The computer security research at the Department of Computer Science and Engineering is founded on a firm conviction that security must be applied to all parts and at all levels of the system, as opposed to traditional security methodologies focusing on boundary protection. Security considerations should also follow the system throughout its lifetime, starting from the specification phase, throughout construction, operation and maintenance. We call this approach in-depth security and our research spans all those phases.
For example, we have begun looking into the problem of tackling security problems at the earliest stages in the design of systems, before code is produced. In the next stage we consider programming-language based security, where we investigate the application programming language technology to ensure that only secure applications can be built or run. In collaboration with highprofile academic and industrial partners, we develop this technology for securing networks of extensible and heterogeneous devices (such as mobile phones) within Mobius, an EU integrated project on Mobility, Ubiquity and Security.

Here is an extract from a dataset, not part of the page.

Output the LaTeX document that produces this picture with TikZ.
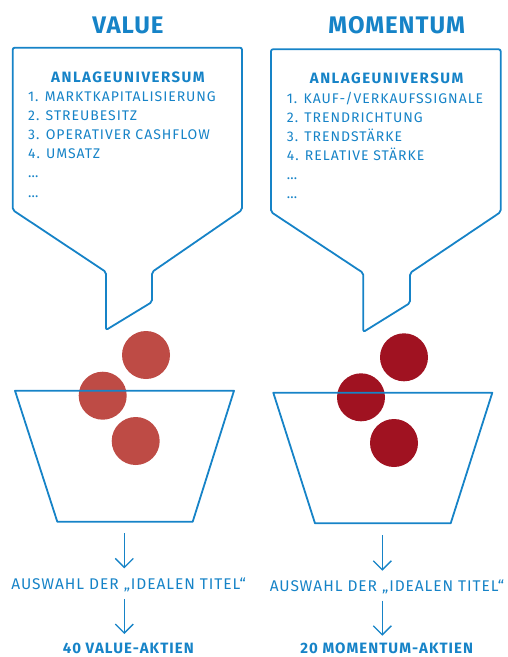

Despite our best intentions, many security mechanisms fail or are circumvented by malicious attackers, and detecting how and when this happens helps us understand and improve subsequent versions of the systems. Thus, another main branch of our current research is devoted to the next generation of intrusion detection systems (IDS), which can assist us in recovery after an intrusion. An important specialised area of IDS is fraud detection, focusing on economic crime. Here, our latest research results have led to immediate improvements in commercial systems.
Many of the challenges of computer security are best countered together with industrial partners. Therefore, as a complement to our basic research strengths, we have recently established an Open Arena in Security at Lindholmen Science Park, a common forum for applied research and development in close cooperation with such partners.